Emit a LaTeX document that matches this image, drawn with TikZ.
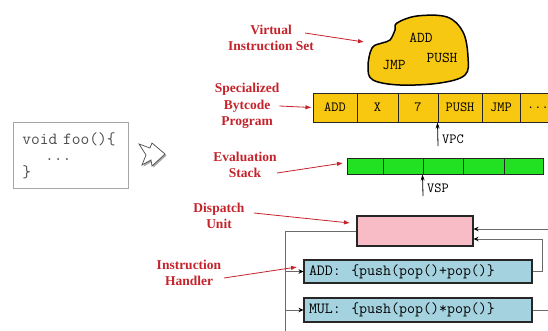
\documentclass[tikz,border=0pt]{standalone}
\usepackage{fontspec}
\setmainfont{Liberation Serif}
\usetikzlibrary{arrows.meta}
\definecolor{lblred}{HTML}{C4232B}
\definecolor{cloudyellow}{HTML}{F7C812}
\definecolor{byteyellow}{HTML}{F8C710}
\definecolor{stackgreen}{HTML}{22E022}
\definecolor{dupink}{HTML}{F8BCC6}
\definecolor{hblue}{HTML}{A5D2DF}
\definecolor{connGray}{HTML}{6A6A6A}
\tikzset{
  lbl/.style={text=lblred, font=\bfseries\fontsize{13.5}{16.5}\selectfont, align=center, inner sep=0pt},
  redarrow/.style={draw=lblred, line width=0.8pt, -{Latex[length=6pt,width=4.5pt]}},
  cellbox/.style={draw=black!85, line width=1pt, fill=byteyellow, minimum height=29pt, inner sep=0pt, font=\ttfamily\fontsize{14}{14}\selectfont},
  stackcell/.style={draw=black!85, line width=1pt, fill=stackgreen, minimum height=16pt, inner sep=0pt},
  mono/.style={font=\ttfamily\fontsize{14}{14}\selectfont, inner sep=0pt},
  cloudtxt/.style={font=\ttfamily\fontsize{15}{15}\selectfont, inner sep=0pt},
  ptr/.style={draw=black, line width=0.8pt, -{Stealth[length=6pt,width=4pt]}},
  handler/.style={draw=black!85, line width=1.1pt, fill=hblue, minimum width=228pt, text width=218pt, inner xsep=5pt, align=left, font=\ttfamily\fontsize{15.5}{15.5}\selectfont},
  conn/.style={draw=connGray, line width=0.9pt},
  conntip/.style={conn, -{Stealth[length=5pt,width=4.5pt,color=black]}}
}
\begin{document}
\begin{tikzpicture}[x=1pt,y=-1pt]
\useasboundingbox (0,0) rectangle (548,330);
\clip (0,0) rectangle (548,330);

% source code box
\node[draw=gray!70, line width=0.8pt, anchor=north west, minimum width=115pt, minimum height=66pt,
      text width=97pt, inner xsep=9pt, align=left, text=black!70,
      font=\ttfamily\fontsize{17}{16.5}\selectfont] (code) at (13,122)
  {void\ foo()\{\\\ \ \ \ ...\\\}};

% hollow zigzag arrow
\fill[gray!70] (140.5,145.5) -- (151.5,149.5) -- (153.5,144.5) -- (166.5,155.5) -- (153.5,167.5) -- (152.5,161.5) -- (143.5,166.5) -- (147.5,156.5) -- cycle;
\draw[gray!60!black, line width=0.7pt, fill=white] (139,144) -- (150,148) -- (152,143) -- (165,154) -- (152,166) -- (151,160) -- (142,165) -- (146,155) -- cycle;

% cloud: virtual instruction set
\draw[line width=1.5pt, fill=cloudyellow] plot[smooth cycle, tension=0.6] coordinates {
 (397,23) (417,16) (447,17) (463,32) (468,57) (465,75) (440,83) (400,85) (373,80) (368,67) (372,48) (382,43) (390,40) (395,30)};
\node[cloudtxt] (iadd) at (421,38) {ADD};
\node[cloudtxt] (ipush) at (442,58) {PUSH};
\node[cloudtxt] (ijmp) at (394,65) {JMP};
\coordinate (cloudin) at (364,42);

% bytecode program row
\node[cellbox, minimum width=44pt] (c1) at (335,107.5) {ADD};
\node[cellbox, minimum width=41pt] (c2) at (377.5,107.5) {X};
\node[cellbox, minimum width=40pt] (c3) at (418,107.5) {7};
\node[cellbox, minimum width=44pt] (c4) at (460,107.5) {PUSH};
\node[cellbox, minimum width=38pt] (c5) at (501,107.5) {JMP};
\node[cellbox, minimum width=36pt] (c6) at (538,107.5) {...};

% VPC
\coordinate (vpcb) at (438,146);
\draw[ptr] (vpcb) -- (c4.south west);
\node[mono, anchor=west] (vpc) at (442,139) {VPC};

% evaluation stack
\node[stackcell, minimum width=36pt] (s1) at (365,166) {};
\node[stackcell, minimum width=40pt] (s2) at (403,166) {};
\node[stackcell, minimum width=40pt] (s3) at (443,166) {};
\node[stackcell, minimum width=41pt] (s4) at (483.5,166) {};
\node[stackcell, minimum width=39pt] (s5) at (523.5,166) {};

% VSP
\coordinate (vspb) at (423,196);
\draw[ptr] (vspb) -- (s3.south west);
\node[mono, anchor=west] (vsp) at (427,188) {VSP};

% dispatch unit and handlers
\node[draw=black!85, line width=1.1pt, fill=dupink, minimum width=116pt, minimum height=30pt] (du) at (415,231) {};
\node[handler, minimum height=23pt] (hadd) at (418,271.5) {ADD:\ \ \{push(pop()+pop()\}};
\node[handler, minimum height=24pt] (hmul) at (418,310) {MUL:\ \ \{push(pop()*pop()\}};

% connectors
\coordinate (lbot) at (285,335);
\draw[conn] (du.west) -| (lbot);
\draw[conntip] (hadd.west -| lbot) -- (hadd.west);
\draw[conntip] (hmul.west -| lbot) -- (hmul.west);
\coordinate (rin) at (552,229);
\draw[conntip] (rin) -- ([yshift=2pt]du.east);
\draw[conntip] (hadd.east) -- ++(10,0) |- ([yshift=-8pt]du.east);
\coordinate (rout) at (552,310);
\draw[conn] (hmul.east) -- (rout);

% labels
\node[lbl] (vis) at (271,38) {Virtual\\Instruction Set};
\node[lbl] (sbp) at (247,106) {Specialized\\Bytcode\\Program};
\node[lbl] (evs) at (245,165) {Evaluation\\Stack};
\node[lbl] (dsu) at (219,216) {Dispatch\\Unit};
\node[lbl] (ih) at (189,273) {Instruction\\Handler};

\coordinate (visout) at (305,33);
\coordinate (evsout) at (277,173);
\coordinate (evsin) at (343,163);
\coordinate (dsuout) at (254,213);
\coordinate (dsuin) at (350,223);
\coordinate (ihout) at (224,278);
\coordinate (ihin) at (297,267);
\draw[redarrow] (visout) -- (cloudin);
\draw[redarrow] (sbp.east) -- ([xshift=-1pt]c1.west);
\draw[redarrow] (evsout) -- (evsin);
\draw[redarrow] (dsuout) -- (dsuin);
\draw[redarrow] (ihout) -- (ihin);
\end{tikzpicture}
\end{document}
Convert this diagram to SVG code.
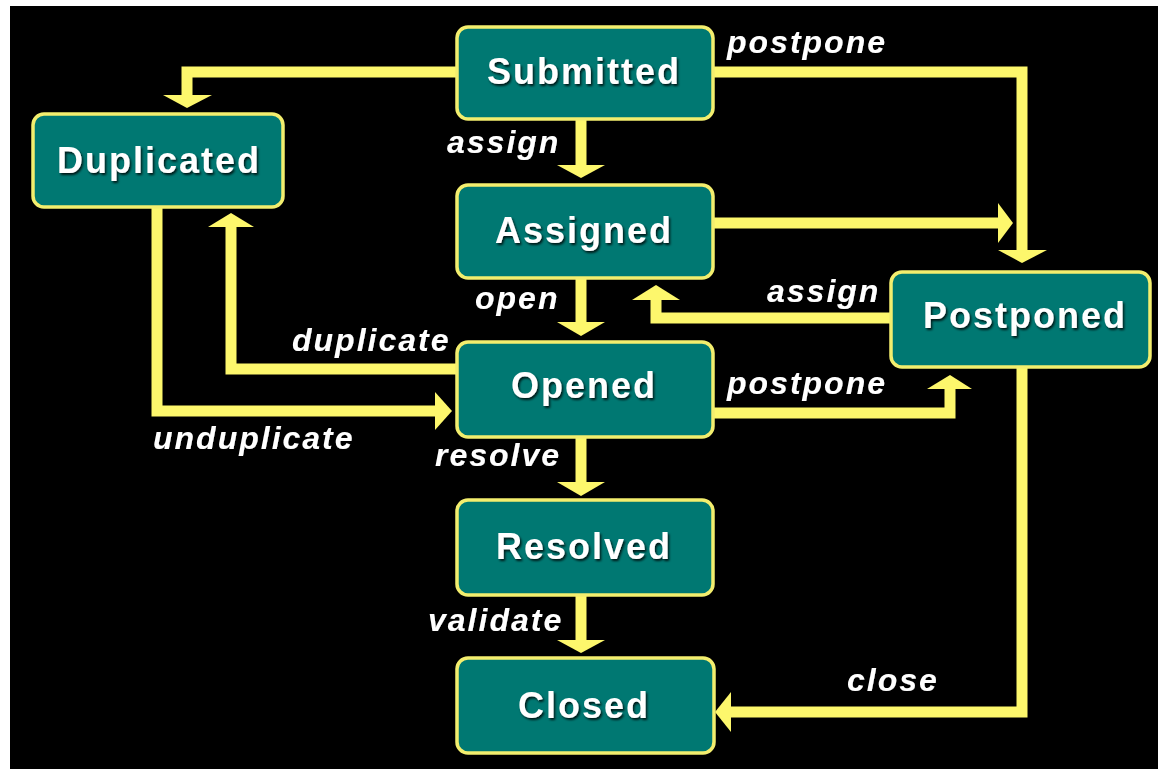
<svg xmlns="http://www.w3.org/2000/svg" width="1158" height="769" viewBox="0 0 1158 769">
<defs>
<style>
.node rect{fill:#007872;stroke:#f3ee6e;stroke-width:3.5}
.node text{font-family:"Liberation Sans",Arial,sans-serif;font-weight:bold;font-size:36px;letter-spacing:2px;fill:#ffffff;text-anchor:middle;filter:url(#sh)}
.conn path{fill:none;stroke:#fdf76c;stroke-width:11;stroke-linejoin:miter}
.conn polygon{fill:#fdf76c}
.lbl{font-family:"Liberation Sans",Arial,sans-serif;font-weight:bold;font-style:italic;font-size:32px;letter-spacing:2px;fill:#ffffff;filter:url(#sh)}
</style>
<filter id="sh" x="-10%" y="-20%" width="120%" height="150%">
<feDropShadow dx="1.5" dy="2" stdDeviation="1" flood-color="#000000" flood-opacity="0.8"/>
</filter>
</defs>
<rect x="0" y="0" width="1158" height="769" fill="#ffffff"/>
<rect x="10" y="6" width="1148" height="763" fill="#000000"/>
<g id="connectors" class="conn">
<path d="M457,72 H187 V96"/><polygon points="163,95 212,95 187,108"/>
<path d="M581,119 V166"/><polygon points="557,165 605,165 581,178"/>
<path d="M713,72 H1022 V251"/><polygon points="998,250 1047,250 1022,263"/>
<path d="M713,223 H999"/><polygon points="998,203 998,243 1013,223"/>
<path d="M581,278 V323"/><polygon points="557,322 605,322 581,336"/>
<path d="M891,318 H656 V299"/><polygon points="632,300 680,300 656,285"/>
<path d="M456,369 H231 V227"/><polygon points="208,227 254,227 231,213"/>
<path d="M157,207 V411 H436"/><polygon points="435,392 435,430 452,411"/>
<path d="M713,413 H950 V388"/><polygon points="927,389 972,389 950,375"/>
<path d="M581,437 V483"/><polygon points="557,482 605,482 581,496"/>
<path d="M581,595 V641"/><polygon points="557,640 605,640 581,653"/>
<path d="M1022,367 V712 H730"/><polygon points="731,692 731,732 715,712"/>
</g>
<g id="labels">
<text class="lbl" x="727" y="53">postpone</text>
<text class="lbl" x="447" y="153">assign</text>
<text class="lbl" x="475" y="309">open</text>
<text class="lbl" x="767" y="302">assign</text>
<text class="lbl" x="292" y="351">duplicate</text>
<text class="lbl" x="727" y="394">postpone</text>
<text class="lbl" x="153" y="449">unduplicate</text>
<text class="lbl" x="435" y="466">resolve</text>
<text class="lbl" x="428" y="631">validate</text>
<text class="lbl" x="847" y="691">close</text>
</g>
<g id="submitted" class="node"><rect x="457" y="27" width="256" height="92" rx="11"/><text x="584" y="84">Submitted</text></g>
<g id="duplicated" class="node"><rect x="33" y="114" width="250" height="93" rx="11"/><text x="159" y="173">Duplicated</text></g>
<g id="assigned" class="node"><rect x="457" y="185" width="256" height="93" rx="11"/><text x="584" y="243">Assigned</text></g>
<g id="opened" class="node"><rect x="457" y="342" width="256" height="95" rx="11"/><text x="584" y="398">Opened</text></g>
<g id="resolved" class="node"><rect x="457" y="500" width="256" height="95" rx="11"/><text x="584" y="559">Resolved</text></g>
<g id="closed" class="node"><rect x="457" y="658" width="257" height="95" rx="11"/><text x="584" y="718">Closed</text></g>
<g id="postponed" class="node"><rect x="891" y="272" width="259" height="95" rx="11"/><text x="1025" y="328">Postponed</text></g>
</svg>
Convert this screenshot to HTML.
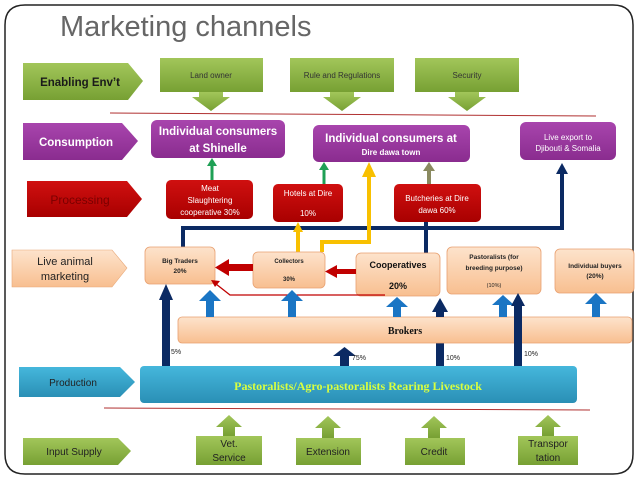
<!DOCTYPE html>
<html><head><meta charset="utf-8"><style>
html,body{margin:0;padding:0;background:#fff;}
svg{display:block;font-family:"Liberation Sans",sans-serif;}
</style></head><body>
<svg width="638" height="479" viewBox="0 0 638 479" xmlns="http://www.w3.org/2000/svg">
<defs>
<linearGradient id="gr" x1="0" y1="0" x2="0" y2="1"><stop offset="0" stop-color="#a2c65a"/><stop offset="1" stop-color="#77a033"/></linearGradient>
<linearGradient id="pu" x1="0" y1="0" x2="0" y2="1"><stop offset="0" stop-color="#a845ad"/><stop offset="1" stop-color="#8a2c8f"/></linearGradient>
<linearGradient id="rd" x1="0" y1="0" x2="0" y2="1"><stop offset="0" stop-color="#d01010"/><stop offset="1" stop-color="#a80000"/></linearGradient>
<linearGradient id="pe" x1="0" y1="0" x2="0" y2="1"><stop offset="0" stop-color="#fde3cc"/><stop offset="1" stop-color="#f8bf90"/></linearGradient>
<linearGradient id="bl" x1="0" y1="0" x2="0" y2="1"><stop offset="0" stop-color="#45b7dc"/><stop offset="1" stop-color="#2a8fb5"/></linearGradient>
</defs>
<path d="M25 5 H613 Q633 5 633 25 V454 Q633 474 613 474 H25 Q5 474 5 454 V25 Q5 5 25 5 Z" fill="none" stroke="#222" stroke-width="1.5"/>
<text x="60" y="36" font-size="29" fill="#666">Marketing channels</text>

<path d="M23 63 H128 L143 81 L128 100 H23 Z" fill="url(#gr)"/>
<text x="80" y="86" font-size="11.5" font-weight="bold" fill="#1a1a1a" text-anchor="middle">Enabling Env’t</text>
<g fill="url(#gr)">
<rect x="160" y="58" width="103" height="34"/><path d="M199 92 H223 V97 H230 L211 111 L192 97 H199 Z"/>
<rect x="290" y="58" width="104" height="34"/><path d="M330 92 H354 V97 H361 L342 111 L323 97 H330 Z"/>
<rect x="415" y="58" width="104" height="34"/><path d="M455 92 H479 V97 H486 L467 111 L448 97 H455 Z"/>
</g>
<text x="211" y="78" font-size="8" fill="#333" text-anchor="middle">Land owner</text>
<text x="342" y="78" font-size="8" fill="#333" text-anchor="middle">Rule and Regulations</text>
<text x="467" y="78" font-size="8" fill="#333" text-anchor="middle">Security</text>
<line x1="110" y1="113" x2="596" y2="116" stroke="#b03030" stroke-width="1"/>

<path d="M23 123 H122 L138 141 L122 160 H23 Z" fill="url(#pu)"/>
<text x="76" y="146" font-size="11.5" font-weight="bold" fill="#fff" text-anchor="middle">Consumption</text>
<rect x="151" y="120" width="134" height="38" rx="6" fill="url(#pu)"/>
<text x="218" y="135" font-size="11.5" font-weight="bold" fill="#fff" text-anchor="middle">Individual consumers</text>
<text x="218" y="152" font-size="11.5" font-weight="bold" fill="#fff" text-anchor="middle">at Shinelle</text>
<rect x="313" y="125" width="157" height="37" rx="6" fill="url(#pu)"/>
<text x="391" y="142" font-size="11.5" font-weight="bold" fill="#fff" text-anchor="middle">Individual consumers at</text>
<text x="391" y="155" font-size="8" font-weight="bold" fill="#fff" text-anchor="middle">Dire dawa town</text>
<rect x="520" y="122" width="96" height="38" rx="6" fill="url(#pu)"/>
<text x="568" y="140" font-size="8" fill="#fff" text-anchor="middle">Live export to</text>
<text x="568" y="151" font-size="8" fill="#fff" text-anchor="middle">Djibouti &amp; Somalia</text>

<path d="M27 181 H127 L142 199 L127 217 H27 Z" fill="url(#rd)"/>
<text x="80" y="204" font-size="12" fill="#7a0000" text-anchor="middle">Processing</text>
<rect x="166" y="180" width="87" height="39" rx="5" fill="url(#rd)"/>
<text x="210" y="191" font-size="8" fill="#fff" text-anchor="middle">Meat</text>
<text x="210" y="203" font-size="8" fill="#fff" text-anchor="middle">Slaughtering</text>
<text x="210" y="215" font-size="8" fill="#fff" text-anchor="middle">cooperative 30%</text>
<rect x="273" y="184" width="70" height="38" rx="5" fill="url(#rd)"/>
<text x="308" y="196" font-size="8" fill="#fff" text-anchor="middle">Hotels at Dire</text>
<text x="308" y="216" font-size="8" fill="#fff" text-anchor="middle">10%</text>
<rect x="394" y="184" width="87" height="38" rx="5" fill="url(#rd)"/>
<text x="437" y="201" font-size="8" fill="#fff" text-anchor="middle">Butcheries at Dire</text>
<text x="437" y="213" font-size="8" fill="#fff" text-anchor="middle">dawa  60%</text>

<line x1="212" y1="165" x2="212" y2="180" stroke="#1fa055" stroke-width="3"/><path d="M207 166 L212 158 L217 166 Z" fill="#1fa055"/>
<line x1="324" y1="169" x2="324" y2="184" stroke="#1fa055" stroke-width="3"/><path d="M319 170 L324 162 L329 170 Z" fill="#1fa055"/>
<line x1="429" y1="170" x2="429" y2="184" stroke="#8a8a60" stroke-width="4"/><path d="M423 171 L429 162 L435 171 Z" fill="#8a8a60"/>

<g stroke="#0b2a63" stroke-width="4" fill="none">
<path d="M183 248 V228 H562 V172"/>
<line x1="426" y1="222" x2="426" y2="254"/>
</g>
<path d="M556 174 L562 163 L568 174 Z" fill="#0b2a63"/>

<g stroke="#f8c000" stroke-width="4" fill="none">
<line x1="298" y1="252" x2="298" y2="230"/>
<path d="M322 252 V242 H369 V175"/>
</g>
<path d="M293 232 L298 222 L303 232 Z" fill="#f8c000"/>
<path d="M362 177 L369 162 L376 177 Z" fill="#f8c000"/>

<path d="M12 250 H112 L127 268 L112 287 H12 Z" fill="url(#pe)" stroke="#e8a878" stroke-width="0.6"/>
<text x="65" y="265" font-size="11" fill="#222" text-anchor="middle">Live animal</text>
<text x="65" y="280" font-size="11" fill="#222" text-anchor="middle">marketing</text>
<g fill="url(#pe)" stroke="#e8a070" stroke-width="0.8">
<rect x="145" y="247" width="70" height="37" rx="5"/>
<rect x="253" y="252" width="72" height="36" rx="5"/>
<rect x="356" y="253" width="84" height="43" rx="5"/>
<rect x="447" y="247" width="94" height="47" rx="5"/>
<rect x="555" y="249" width="79" height="44" rx="5"/>
</g>
<text x="180" y="263" font-size="6.5" font-weight="bold" fill="#222" text-anchor="middle">Big Traders</text>
<text x="180" y="273" font-size="6.5" font-weight="bold" fill="#222" text-anchor="middle">20%</text>
<text x="289" y="263" font-size="6" font-weight="bold" fill="#222" text-anchor="middle">Collectors</text>
<text x="289" y="281" font-size="6" font-weight="bold" fill="#222" text-anchor="middle">30%</text>
<text x="398" y="268" font-size="9" font-weight="bold" fill="#111" text-anchor="middle">Cooperatives</text>
<text x="398" y="289" font-size="9" font-weight="bold" fill="#111" text-anchor="middle">20%</text>
<text x="494" y="259" font-size="6.5" font-weight="bold" fill="#222" text-anchor="middle">Pastoralists (for</text>
<text x="494" y="270" font-size="6.5" font-weight="bold" fill="#222" text-anchor="middle">breeding purpose)</text>
<text x="494" y="287" font-size="5.5" fill="#222" text-anchor="middle">(10%)</text>
<text x="595" y="268" font-size="6.5" font-weight="bold" fill="#222" text-anchor="middle">Individual buyers</text>
<text x="595" y="278" font-size="6.5" font-weight="bold" fill="#222" text-anchor="middle">(20%)</text>

<rect x="228" y="264" width="25" height="7" fill="#c00000"/><path d="M229 259 L215 267.5 L229 276 Z" fill="#c00000"/>
<rect x="335" y="269" width="21" height="5" fill="#c00000"/><path d="M337 265 L325 271.5 L337 278 Z" fill="#c00000"/>
<path d="M385 295 H230 L216 284" fill="none" stroke="#c00000" stroke-width="1.3"/>
<path d="M211 280 L220 281 L215 287 Z" fill="#c00000"/>

<line x1="440" y1="366" x2="440" y2="310" stroke="#0b2a63" stroke-width="8"/>
<rect x="178" y="317" width="454" height="26" rx="4" fill="url(#pe)" stroke="#e8a070" stroke-width="0.8"/>
<path d="M432 312 L440 298 L448 312 Z" fill="#0b2a63"/>
<rect x="436" y="311" width="8" height="6" fill="#0b2a63"/>
<text x="405" y="334" font-size="10" font-weight="bold" fill="#111" text-anchor="middle" font-family="Liberation Serif,serif">Brokers</text>

<g fill="#1a75c4">
<rect x="206" y="300" width="8" height="17"/><path d="M199 301 L210 290 L221 301 Z"/>
<rect x="288" y="300" width="8" height="17"/><path d="M281 301 L292 290 L303 301 Z"/>
<rect x="393" y="306" width="8" height="11"/><path d="M386 307 L397 297 L408 307 Z"/>
<rect x="499" y="304" width="8" height="13"/><path d="M492 305 L503 295 L514 305 Z"/>
<rect x="592" y="303" width="8" height="14"/><path d="M585 304 L596 293 L607 304 Z"/>
</g>

<g fill="#0b2a63">
<rect x="162" y="298" width="8" height="68"/><path d="M159 300 L166 284 L173 300 Z"/>
<rect x="340" y="355" width="9" height="11"/><path d="M333 356 L344.5 347 L356 356 Z"/>
<rect x="514" y="305" width="8" height="61"/><path d="M511 306 L518 293 L525 306 Z"/>
</g>
<text x="171" y="354" font-size="7" fill="#222">5%</text>
<text x="352" y="360" font-size="7" fill="#222">75%</text>
<text x="446" y="360" font-size="7" fill="#222">10%</text>
<text x="524" y="356" font-size="7" fill="#222">10%</text>

<path d="M19 367 H120 L135 382 L120 397 H19 Z" fill="url(#bl)"/>
<text x="73" y="386" font-size="10" fill="#222" text-anchor="middle">Production</text>
<rect x="140" y="366" width="437" height="37" rx="4" fill="url(#bl)"/>
<text x="358" y="390" font-size="12" font-weight="bold" fill="#d8ff40" text-anchor="middle" font-family="Liberation Serif,serif">Pastoralists/Agro-pastoralists Rearing Livestock</text>
<line x1="104" y1="408" x2="590" y2="410" stroke="#b03030" stroke-width="1"/>

<path d="M23 438 H118 L131 451 L118 465 H23 Z" fill="url(#gr)"/>
<text x="74" y="455" font-size="10" fill="#222" text-anchor="middle">Input Supply</text>
<g fill="url(#gr)">
<rect x="196" y="436" width="66" height="29"/><path d="M223 436 V427 H216 L229 415 L242 427 H235 V436 Z"/>
<rect x="296" y="438" width="65" height="27"/><path d="M322 438 V428 H315 L328 416 L341 428 H334 V438 Z"/>
<rect x="405" y="438" width="60" height="27"/><path d="M428 438 V428 H421 L434 416 L447 428 H440 V438 Z"/>
<rect x="518" y="436" width="60" height="29"/><path d="M542 436 V427 H535 L548 415 L561 427 H554 V436 Z"/>
</g>
<text x="229" y="447" font-size="10" fill="#222" text-anchor="middle">Vet.</text>
<text x="229" y="461" font-size="10" fill="#222" text-anchor="middle">Service</text>
<text x="328" y="455" font-size="10" fill="#222" text-anchor="middle">Extension</text>
<text x="434" y="455" font-size="10" fill="#222" text-anchor="middle">Credit</text>
<text x="548" y="447" font-size="10" fill="#222" text-anchor="middle">Transpor</text>
<text x="548" y="461" font-size="10" fill="#222" text-anchor="middle">tation</text>
</svg>
</body></html>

+ + + + + + +

### To do
List the lines of the entries that include "this".

### Task response
Emit a LaTeX document that matches this image, drawn with TikZ.
Convert this diagram to SVG code.
Convert this screenshot to HTML.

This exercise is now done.